Covid-19 slashes GDP by 22% as data shows UK economy is more than a fifth smaller than end of 2019
The UK is in its "largest recession on record", the Office for National Statistics (ONS) has said, after GDP figures released on Wednesday (12 August) showed a record 20.4% contraction in Q2.
The data follows a more modest decline of 2.2% in Q1, leaving the UK economy more than a fifth - 22.1% - smaller than it was at the end of 2019.
The ONS said the fall in GDP reflected "the ongoing public health restrictions and forms of voluntary social distancing that have been put in place in response to the coronavirus (Covid-19) pandemic".
The decline in Q2 was driven, the government department explained, by a 20% fall in output in April, which was the biggest monthly drop on record and reflected widespread declines in output across the services, production and construction industries.

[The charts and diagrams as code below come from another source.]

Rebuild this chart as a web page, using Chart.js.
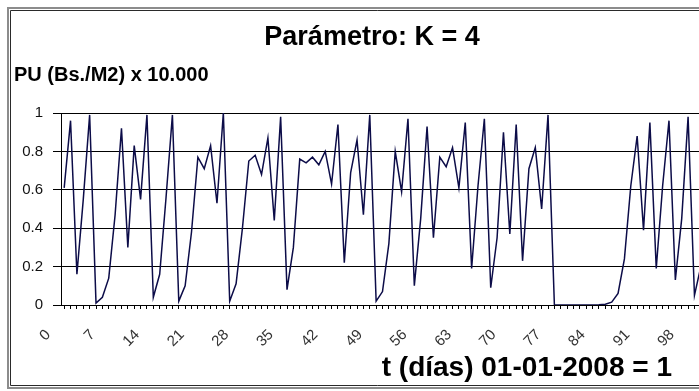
<!DOCTYPE html>
<html>
<head>
<meta charset="utf-8">
<script src="https://cdn.jsdelivr.net/npm/chart.js@4.4.1/dist/chart.umd.min.js"></script>
<style>
  html, body { margin: 0; padding: 0; background: #fff; width: 699px; height: 391px; overflow: hidden; }
  canvas { position: absolute; left: 0; top: 0; }
</style>
</head>
<body>
<canvas id="chart" width="744" height="391"></canvas>
<script>
// days since 01-01-2008 (category axis)
const days = Array.from({ length: 101 }, (_, i) => String(i));

// PU (Bs./M2) x 10.000
const pu = [
  0.61, 0.96, 0.16, 0.55, 0.99, 0.01, 0.04, 0.14, 0.47, 0.92,
  0.30, 0.83, 0.55, 0.99, 0.04, 0.16, 0.56, 0.99, 0.02, 0.10,
  0.38, 0.77, 0.71, 0.83, 0.53, 1.00, 0.02, 0.11, 0.40, 0.75,
  0.78, 0.68, 0.87, 0.44, 0.98, 0.08, 0.30, 0.76, 0.74, 0.77,
  0.73, 0.80, 0.63, 0.94, 0.22, 0.69, 0.86, 0.47, 0.99, 0.02,
  0.07, 0.32, 0.80, 0.59, 0.97, 0.10, 0.45, 0.93, 0.35, 0.77,
  0.72, 0.82, 0.61, 0.95, 0.19, 0.62, 0.97, 0.09, 0.35, 0.90,
  0.37, 0.94, 0.23, 0.71, 0.82, 0.50, 0.99, 0.00, 0.00, 0.00,
  0.00, 0.00, 0.00, 0.00, 0.001, 0.004, 0.015, 0.06, 0.24, 0.62,
  0.88, 0.39, 0.95, 0.19, 0.62, 0.96, 0.13, 0.45, 0.98, 0.05,
  0.20
];

const tickLabels = ['0', '7', '14', '21', '28', '35', '42', '49', '56', '63', '70', '77', '84', '91', '98'];

const title = 'Parámetro: K = 4';
const yTitle = 'PU (Bs./M2) x 10.000';
const xTitle = 't (días) 01-01-2008 = 1';

const family = '"Liberation Sans", Arial, sans-serif';

// chart frame + titles, drawn straight on the canvas
const texts = {
  id: 'texts',
  afterDraw(chart) {
    const ctx = chart.ctx;
    ctx.save();
    ctx.lineWidth = 2;
    ctx.strokeStyle = '#8c8c8c';
    ctx.beginPath();
    ctx.moveTo(760, 8);
    ctx.lineTo(8, 8);
    ctx.lineTo(8, 388);
    ctx.lineTo(760, 388);
    ctx.stroke();
    ctx.lineWidth = 1;
    ctx.strokeStyle = '#2a2a2a';
    ctx.beginPath();
    ctx.moveTo(760, 10.5);
    ctx.lineTo(10.5, 10.5);
    ctx.lineTo(10.5, 385.5);
    ctx.lineTo(760, 385.5);
    ctx.stroke();

    ctx.fillStyle = '#000';
    ctx.textBaseline = 'middle';
    ctx.font = 'bold 27px ' + family;
    ctx.textAlign = 'center';
    ctx.fillText(title, 372, 38);
    ctx.font = 'bold 20px ' + family;
    ctx.textAlign = 'left';
    ctx.fillText(yTitle, 14, 75);
    ctx.font = 'bold 28px ' + family;
    ctx.textAlign = 'right';
    ctx.fillText(xTitle, 672, 368);
    ctx.restore();
  }
};

const config = {
  type: 'line',
  data: {
    labels: days,
    datasets: [{
      data: pu,
      borderColor: '#0c0c48',
      borderWidth: 1.5,
      pointRadius: 0,
      tension: 0,
      fill: false
    }]
  },
  options: {
    responsive: false,
    animation: false,
    devicePixelRatio: 1,
    layout: { padding: { top: 113, right: 40, left: 0, bottom: 0 } },
    plugins: {
      legend: { display: false },
      title: { display: false },
      tooltip: { enabled: false }
    },
    scales: {
      x: {
        type: 'category',
        offset: true,
        afterFit(s) { s.height = 86; },
        grid: { drawOnChartArea: false, offset: false, color: '#000', tickLength: 4 },
        border: { color: '#000' },
        ticks: {
          autoSkip: false,
          minRotation: 45,
          maxRotation: 45,
          padding: 17,
          labelOffset: -16,
          color: '#333',
          font: { size: 15, family: family },
          callback(v) {
            const l = this.getLabelForValue(v);
            return tickLabels.includes(l) ? l : '';
          }
        }
      },
      y: {
        min: 0,
        max: 1,
        afterFit(s) { s.width = 61; },
        grid: { color: '#000', lineWidth: 1, tickLength: 8 },
        border: { color: '#000' },
        ticks: {
          stepSize: 0.2,
          padding: 10,
          color: '#111',
          font: { size: 15, family: family },
          callback: v => String(Number(v.toFixed(1)))
        }
      }
    }
  },
  plugins: [texts]
};

new Chart(document.getElementById('chart'), config);
</script>
</body>
</html>
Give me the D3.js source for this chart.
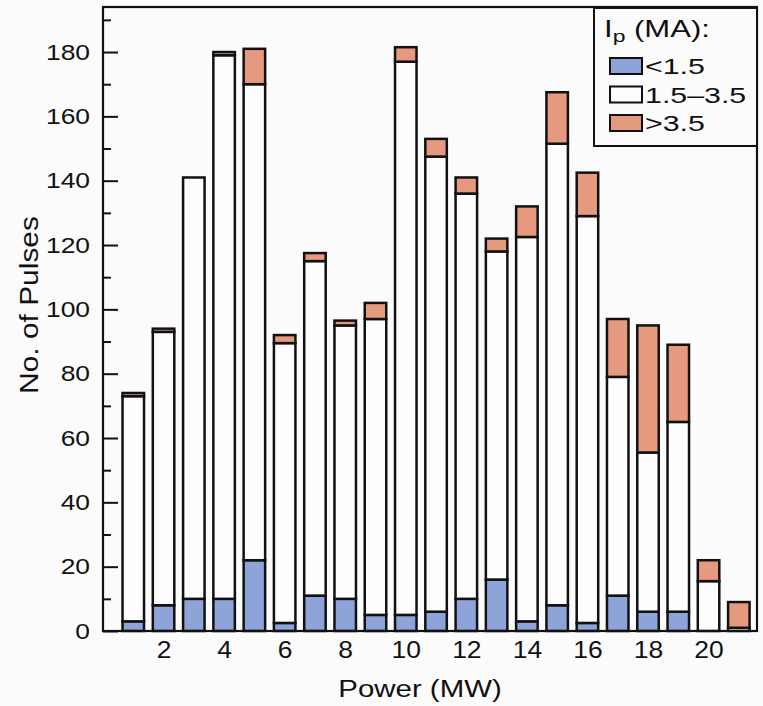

The phased re-opening of many businesses, including non-essential shops and restaurants, through May to June allowed a partial economic bounce, with June's GDP reading seeing an increase of 8.7%.
Portfolio manager at Quilter Investors Hinesh Patel said the figures made it "clear further stimulus is going to be required". With the UK economy relying heavily on the services sector and consumer consumption, the Government must "get people consuming as much as they can".
Patel added: "While the overall picture is shocking, the Bank of England has left itself room to act from a monetary perspective. This shifts eyes onto Rishi Sunak to see if his innovations can be successful. The Eat Out to Help Out scheme appears to have gotten off to a good start, and it is this more targeted stimuli that other industries will be craving. The UK public loves a deal, so this scheme may provide a template for future targeted stimulus. The house builders in particular will be watching it closely, particularly given the proposed relaxation in planning laws."